LISTED ENTRIES:
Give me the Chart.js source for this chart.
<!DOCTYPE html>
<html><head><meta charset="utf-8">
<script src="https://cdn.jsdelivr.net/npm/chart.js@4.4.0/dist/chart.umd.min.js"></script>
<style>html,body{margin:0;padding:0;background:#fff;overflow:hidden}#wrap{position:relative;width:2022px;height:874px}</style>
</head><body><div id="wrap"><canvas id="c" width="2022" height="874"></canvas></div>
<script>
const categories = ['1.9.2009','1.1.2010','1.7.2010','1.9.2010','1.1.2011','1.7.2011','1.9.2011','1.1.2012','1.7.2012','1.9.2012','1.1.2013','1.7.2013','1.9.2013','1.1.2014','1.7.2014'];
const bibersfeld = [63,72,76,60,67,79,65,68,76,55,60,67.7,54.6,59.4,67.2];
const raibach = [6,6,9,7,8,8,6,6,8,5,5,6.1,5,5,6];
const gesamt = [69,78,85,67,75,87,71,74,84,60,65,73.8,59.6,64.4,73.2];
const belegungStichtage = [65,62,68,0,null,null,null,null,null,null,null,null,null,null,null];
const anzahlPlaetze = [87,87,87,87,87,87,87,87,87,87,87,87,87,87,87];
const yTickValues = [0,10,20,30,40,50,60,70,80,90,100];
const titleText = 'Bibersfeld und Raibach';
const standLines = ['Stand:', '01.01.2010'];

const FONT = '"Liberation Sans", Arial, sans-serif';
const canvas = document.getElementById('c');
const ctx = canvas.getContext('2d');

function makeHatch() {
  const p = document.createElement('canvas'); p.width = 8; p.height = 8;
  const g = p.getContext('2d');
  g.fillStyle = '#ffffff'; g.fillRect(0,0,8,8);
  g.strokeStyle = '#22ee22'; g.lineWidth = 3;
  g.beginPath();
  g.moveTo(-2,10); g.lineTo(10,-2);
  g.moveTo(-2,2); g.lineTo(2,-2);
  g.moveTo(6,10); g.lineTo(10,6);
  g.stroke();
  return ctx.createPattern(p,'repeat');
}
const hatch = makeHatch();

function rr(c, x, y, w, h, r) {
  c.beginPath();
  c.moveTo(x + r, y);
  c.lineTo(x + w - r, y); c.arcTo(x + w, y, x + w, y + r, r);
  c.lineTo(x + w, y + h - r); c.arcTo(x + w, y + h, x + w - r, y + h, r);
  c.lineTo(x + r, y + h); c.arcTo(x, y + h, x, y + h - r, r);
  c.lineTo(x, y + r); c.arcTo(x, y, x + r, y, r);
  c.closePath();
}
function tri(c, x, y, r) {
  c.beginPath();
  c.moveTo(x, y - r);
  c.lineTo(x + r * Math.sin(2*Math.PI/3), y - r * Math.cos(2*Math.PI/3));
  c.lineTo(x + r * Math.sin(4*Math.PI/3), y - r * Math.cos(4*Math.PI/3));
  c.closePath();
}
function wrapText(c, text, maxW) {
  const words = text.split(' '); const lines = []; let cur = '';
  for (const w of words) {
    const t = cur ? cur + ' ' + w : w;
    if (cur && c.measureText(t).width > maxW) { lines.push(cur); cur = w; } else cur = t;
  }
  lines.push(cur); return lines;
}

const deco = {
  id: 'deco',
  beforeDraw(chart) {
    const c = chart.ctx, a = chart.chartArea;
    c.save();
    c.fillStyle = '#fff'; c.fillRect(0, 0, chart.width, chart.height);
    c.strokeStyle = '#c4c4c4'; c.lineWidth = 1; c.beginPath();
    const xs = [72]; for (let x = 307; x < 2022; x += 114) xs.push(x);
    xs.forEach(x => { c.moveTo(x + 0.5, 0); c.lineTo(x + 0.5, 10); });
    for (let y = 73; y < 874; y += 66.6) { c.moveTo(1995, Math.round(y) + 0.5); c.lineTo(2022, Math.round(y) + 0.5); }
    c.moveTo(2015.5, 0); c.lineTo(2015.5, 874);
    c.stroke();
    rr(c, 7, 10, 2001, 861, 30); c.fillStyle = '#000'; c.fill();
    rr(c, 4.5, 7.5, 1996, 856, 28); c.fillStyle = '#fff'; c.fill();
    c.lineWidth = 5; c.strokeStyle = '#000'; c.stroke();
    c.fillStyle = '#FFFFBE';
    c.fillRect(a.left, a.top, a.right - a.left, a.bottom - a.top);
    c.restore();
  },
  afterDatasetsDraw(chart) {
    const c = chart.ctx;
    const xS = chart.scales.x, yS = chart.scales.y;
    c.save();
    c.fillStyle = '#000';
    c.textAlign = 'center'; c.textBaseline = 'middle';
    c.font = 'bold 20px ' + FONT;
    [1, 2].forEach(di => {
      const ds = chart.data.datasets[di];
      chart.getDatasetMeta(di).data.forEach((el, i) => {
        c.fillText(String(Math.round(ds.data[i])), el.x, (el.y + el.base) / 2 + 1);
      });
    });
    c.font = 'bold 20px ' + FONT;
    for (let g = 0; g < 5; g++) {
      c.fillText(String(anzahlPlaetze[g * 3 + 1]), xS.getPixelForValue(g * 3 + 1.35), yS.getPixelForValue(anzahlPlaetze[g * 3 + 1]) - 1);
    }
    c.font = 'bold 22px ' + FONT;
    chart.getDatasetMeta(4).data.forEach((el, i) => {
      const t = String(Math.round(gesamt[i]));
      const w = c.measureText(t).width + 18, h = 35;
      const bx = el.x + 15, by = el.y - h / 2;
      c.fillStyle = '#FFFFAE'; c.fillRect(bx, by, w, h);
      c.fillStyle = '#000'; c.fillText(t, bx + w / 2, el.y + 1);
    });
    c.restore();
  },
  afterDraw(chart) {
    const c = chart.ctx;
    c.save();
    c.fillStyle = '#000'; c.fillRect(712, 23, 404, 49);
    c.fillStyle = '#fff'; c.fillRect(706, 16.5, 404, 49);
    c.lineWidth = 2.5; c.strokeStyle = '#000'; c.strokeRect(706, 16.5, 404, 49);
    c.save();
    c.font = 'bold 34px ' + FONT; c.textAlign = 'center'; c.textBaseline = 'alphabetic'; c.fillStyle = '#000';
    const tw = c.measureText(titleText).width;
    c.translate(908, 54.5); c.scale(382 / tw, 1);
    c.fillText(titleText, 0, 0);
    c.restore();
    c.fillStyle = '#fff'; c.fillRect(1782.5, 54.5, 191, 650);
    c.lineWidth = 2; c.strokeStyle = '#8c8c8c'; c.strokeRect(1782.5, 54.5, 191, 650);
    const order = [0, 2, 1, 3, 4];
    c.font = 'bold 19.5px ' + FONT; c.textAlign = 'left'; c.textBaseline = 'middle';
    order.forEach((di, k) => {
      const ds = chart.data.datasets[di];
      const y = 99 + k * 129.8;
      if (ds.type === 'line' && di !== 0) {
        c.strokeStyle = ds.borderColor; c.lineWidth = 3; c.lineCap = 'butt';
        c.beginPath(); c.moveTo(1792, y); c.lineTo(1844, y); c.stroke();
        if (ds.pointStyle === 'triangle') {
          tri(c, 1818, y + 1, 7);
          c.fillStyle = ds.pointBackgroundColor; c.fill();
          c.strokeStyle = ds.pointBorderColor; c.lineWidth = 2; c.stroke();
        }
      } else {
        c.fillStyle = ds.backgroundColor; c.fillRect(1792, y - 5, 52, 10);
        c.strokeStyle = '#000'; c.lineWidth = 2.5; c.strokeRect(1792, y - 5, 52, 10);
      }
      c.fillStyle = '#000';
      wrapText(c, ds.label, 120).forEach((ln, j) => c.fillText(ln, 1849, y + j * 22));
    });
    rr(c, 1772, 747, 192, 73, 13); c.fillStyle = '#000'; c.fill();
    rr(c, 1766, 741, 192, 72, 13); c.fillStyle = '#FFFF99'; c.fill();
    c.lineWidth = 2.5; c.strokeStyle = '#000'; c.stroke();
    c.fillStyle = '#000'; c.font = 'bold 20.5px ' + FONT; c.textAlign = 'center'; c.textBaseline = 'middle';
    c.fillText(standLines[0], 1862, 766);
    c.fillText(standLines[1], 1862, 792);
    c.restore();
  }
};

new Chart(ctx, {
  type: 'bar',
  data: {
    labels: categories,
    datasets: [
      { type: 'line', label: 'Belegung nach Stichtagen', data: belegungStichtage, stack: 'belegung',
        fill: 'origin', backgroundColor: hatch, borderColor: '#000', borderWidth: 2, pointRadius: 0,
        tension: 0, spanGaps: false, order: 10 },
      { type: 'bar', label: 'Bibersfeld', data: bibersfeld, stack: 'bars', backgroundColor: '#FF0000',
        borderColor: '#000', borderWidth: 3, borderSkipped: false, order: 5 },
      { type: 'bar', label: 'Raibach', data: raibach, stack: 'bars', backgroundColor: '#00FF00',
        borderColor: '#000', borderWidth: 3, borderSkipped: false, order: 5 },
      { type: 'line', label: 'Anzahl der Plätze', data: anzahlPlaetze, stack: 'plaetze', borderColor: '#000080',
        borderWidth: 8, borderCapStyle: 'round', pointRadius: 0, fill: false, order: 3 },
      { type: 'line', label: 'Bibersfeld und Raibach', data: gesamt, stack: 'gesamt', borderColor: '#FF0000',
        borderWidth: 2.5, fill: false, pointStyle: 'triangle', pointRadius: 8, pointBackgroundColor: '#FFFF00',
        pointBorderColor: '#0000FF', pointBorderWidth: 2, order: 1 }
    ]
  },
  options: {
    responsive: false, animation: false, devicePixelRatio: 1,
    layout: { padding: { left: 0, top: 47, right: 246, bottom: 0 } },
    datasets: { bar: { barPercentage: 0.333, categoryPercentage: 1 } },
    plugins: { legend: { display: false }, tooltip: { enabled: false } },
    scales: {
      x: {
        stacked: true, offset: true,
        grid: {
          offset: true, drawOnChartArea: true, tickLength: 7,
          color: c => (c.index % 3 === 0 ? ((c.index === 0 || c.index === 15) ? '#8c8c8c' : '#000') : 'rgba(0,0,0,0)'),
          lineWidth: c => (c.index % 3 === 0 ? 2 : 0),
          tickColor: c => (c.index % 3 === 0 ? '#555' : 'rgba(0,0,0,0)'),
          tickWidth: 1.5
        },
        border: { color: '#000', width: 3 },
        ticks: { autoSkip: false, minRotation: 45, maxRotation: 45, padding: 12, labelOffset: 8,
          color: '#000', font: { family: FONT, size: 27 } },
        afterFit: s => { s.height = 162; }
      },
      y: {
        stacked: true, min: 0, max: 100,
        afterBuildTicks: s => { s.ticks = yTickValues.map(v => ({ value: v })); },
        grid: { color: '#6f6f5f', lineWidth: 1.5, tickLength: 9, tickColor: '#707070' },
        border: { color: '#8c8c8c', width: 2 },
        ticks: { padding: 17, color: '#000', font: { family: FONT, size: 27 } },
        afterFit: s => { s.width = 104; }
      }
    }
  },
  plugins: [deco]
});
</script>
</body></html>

* * *

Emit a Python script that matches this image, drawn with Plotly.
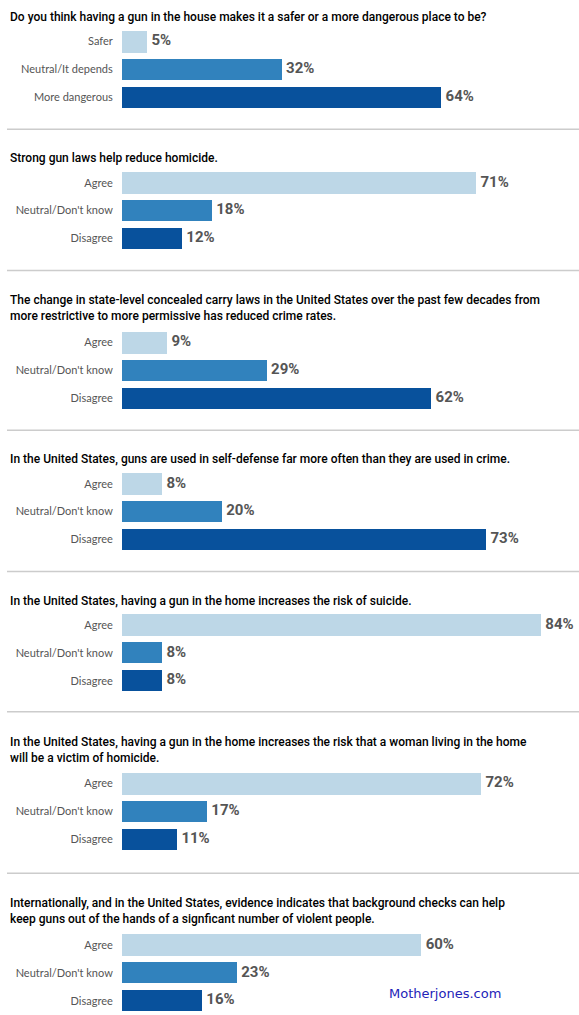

---

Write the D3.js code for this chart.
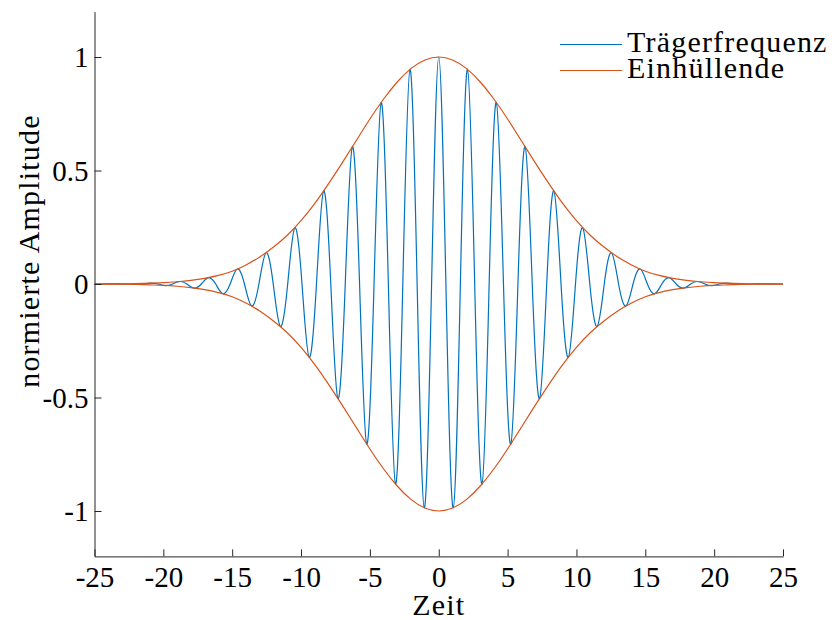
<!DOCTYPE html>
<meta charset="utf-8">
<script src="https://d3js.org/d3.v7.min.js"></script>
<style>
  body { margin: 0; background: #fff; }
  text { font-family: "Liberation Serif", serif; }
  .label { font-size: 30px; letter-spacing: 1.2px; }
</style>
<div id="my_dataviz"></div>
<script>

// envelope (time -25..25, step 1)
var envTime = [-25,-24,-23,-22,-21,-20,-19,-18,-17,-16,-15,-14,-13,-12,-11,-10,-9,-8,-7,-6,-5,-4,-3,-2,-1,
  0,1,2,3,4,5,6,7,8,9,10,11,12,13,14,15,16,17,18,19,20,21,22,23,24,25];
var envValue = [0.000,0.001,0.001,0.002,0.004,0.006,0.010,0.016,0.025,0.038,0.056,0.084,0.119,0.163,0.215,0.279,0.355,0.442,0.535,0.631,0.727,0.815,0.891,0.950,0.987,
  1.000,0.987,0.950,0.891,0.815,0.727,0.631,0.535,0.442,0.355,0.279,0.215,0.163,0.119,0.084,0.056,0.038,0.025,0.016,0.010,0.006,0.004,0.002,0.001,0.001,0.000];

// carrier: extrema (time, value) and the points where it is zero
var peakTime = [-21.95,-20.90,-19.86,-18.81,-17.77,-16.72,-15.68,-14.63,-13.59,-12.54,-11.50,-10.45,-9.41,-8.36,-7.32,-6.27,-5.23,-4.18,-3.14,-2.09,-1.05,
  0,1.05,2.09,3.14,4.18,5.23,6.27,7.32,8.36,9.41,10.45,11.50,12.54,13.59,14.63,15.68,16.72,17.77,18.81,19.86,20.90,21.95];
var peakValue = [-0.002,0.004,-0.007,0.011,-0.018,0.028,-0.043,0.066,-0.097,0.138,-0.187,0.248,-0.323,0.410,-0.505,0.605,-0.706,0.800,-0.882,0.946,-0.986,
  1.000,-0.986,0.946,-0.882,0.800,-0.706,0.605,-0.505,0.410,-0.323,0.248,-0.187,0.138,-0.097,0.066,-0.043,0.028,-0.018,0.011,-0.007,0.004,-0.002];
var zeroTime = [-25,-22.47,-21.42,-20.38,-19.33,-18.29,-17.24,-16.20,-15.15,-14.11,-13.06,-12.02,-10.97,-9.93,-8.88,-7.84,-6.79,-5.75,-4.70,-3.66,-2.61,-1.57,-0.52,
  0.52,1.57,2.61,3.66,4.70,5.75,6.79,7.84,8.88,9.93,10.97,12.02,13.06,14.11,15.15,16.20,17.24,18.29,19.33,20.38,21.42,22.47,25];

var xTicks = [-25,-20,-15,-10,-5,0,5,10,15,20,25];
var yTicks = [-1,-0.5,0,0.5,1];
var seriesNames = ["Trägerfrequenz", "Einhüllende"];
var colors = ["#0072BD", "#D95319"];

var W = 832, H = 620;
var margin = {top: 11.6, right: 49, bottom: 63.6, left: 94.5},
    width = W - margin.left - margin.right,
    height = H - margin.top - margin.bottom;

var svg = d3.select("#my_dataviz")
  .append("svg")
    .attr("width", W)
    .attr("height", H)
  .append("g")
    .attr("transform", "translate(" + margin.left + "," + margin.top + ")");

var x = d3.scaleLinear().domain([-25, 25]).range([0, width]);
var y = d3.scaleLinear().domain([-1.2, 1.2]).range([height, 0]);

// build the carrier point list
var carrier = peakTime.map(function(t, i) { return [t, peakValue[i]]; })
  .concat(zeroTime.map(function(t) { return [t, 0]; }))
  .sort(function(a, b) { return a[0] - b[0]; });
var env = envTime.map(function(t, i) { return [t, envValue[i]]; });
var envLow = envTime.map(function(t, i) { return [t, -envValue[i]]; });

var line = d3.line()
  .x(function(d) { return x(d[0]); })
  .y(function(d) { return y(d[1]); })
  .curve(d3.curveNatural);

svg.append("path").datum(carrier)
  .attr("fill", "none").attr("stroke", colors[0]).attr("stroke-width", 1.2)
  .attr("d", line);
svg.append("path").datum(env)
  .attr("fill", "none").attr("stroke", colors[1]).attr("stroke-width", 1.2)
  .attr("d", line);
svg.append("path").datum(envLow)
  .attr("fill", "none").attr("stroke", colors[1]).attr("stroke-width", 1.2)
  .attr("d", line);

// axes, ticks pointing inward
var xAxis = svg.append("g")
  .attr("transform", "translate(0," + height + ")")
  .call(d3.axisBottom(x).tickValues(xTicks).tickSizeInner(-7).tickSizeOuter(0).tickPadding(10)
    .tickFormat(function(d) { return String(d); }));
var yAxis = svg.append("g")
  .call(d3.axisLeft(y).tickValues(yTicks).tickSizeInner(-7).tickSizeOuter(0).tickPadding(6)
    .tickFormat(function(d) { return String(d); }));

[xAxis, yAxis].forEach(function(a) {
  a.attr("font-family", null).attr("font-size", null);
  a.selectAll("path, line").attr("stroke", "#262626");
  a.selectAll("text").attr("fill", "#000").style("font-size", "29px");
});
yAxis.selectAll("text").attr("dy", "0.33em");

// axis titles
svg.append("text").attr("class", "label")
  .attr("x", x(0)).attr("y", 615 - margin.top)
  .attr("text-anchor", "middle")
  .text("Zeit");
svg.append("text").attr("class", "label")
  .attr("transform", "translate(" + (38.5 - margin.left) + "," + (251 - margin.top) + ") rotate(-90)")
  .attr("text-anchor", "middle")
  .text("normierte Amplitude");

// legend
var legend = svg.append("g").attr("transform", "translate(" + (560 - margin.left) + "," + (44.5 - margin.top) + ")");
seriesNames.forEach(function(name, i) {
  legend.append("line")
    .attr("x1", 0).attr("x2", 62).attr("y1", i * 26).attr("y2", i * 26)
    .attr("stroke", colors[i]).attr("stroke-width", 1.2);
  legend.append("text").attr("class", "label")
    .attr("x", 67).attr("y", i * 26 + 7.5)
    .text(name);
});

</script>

EXERCISE OBJECTIVE: Say how many lines contain the string "this", giving nothing but the count.

EXERCISE OUTPUT: 3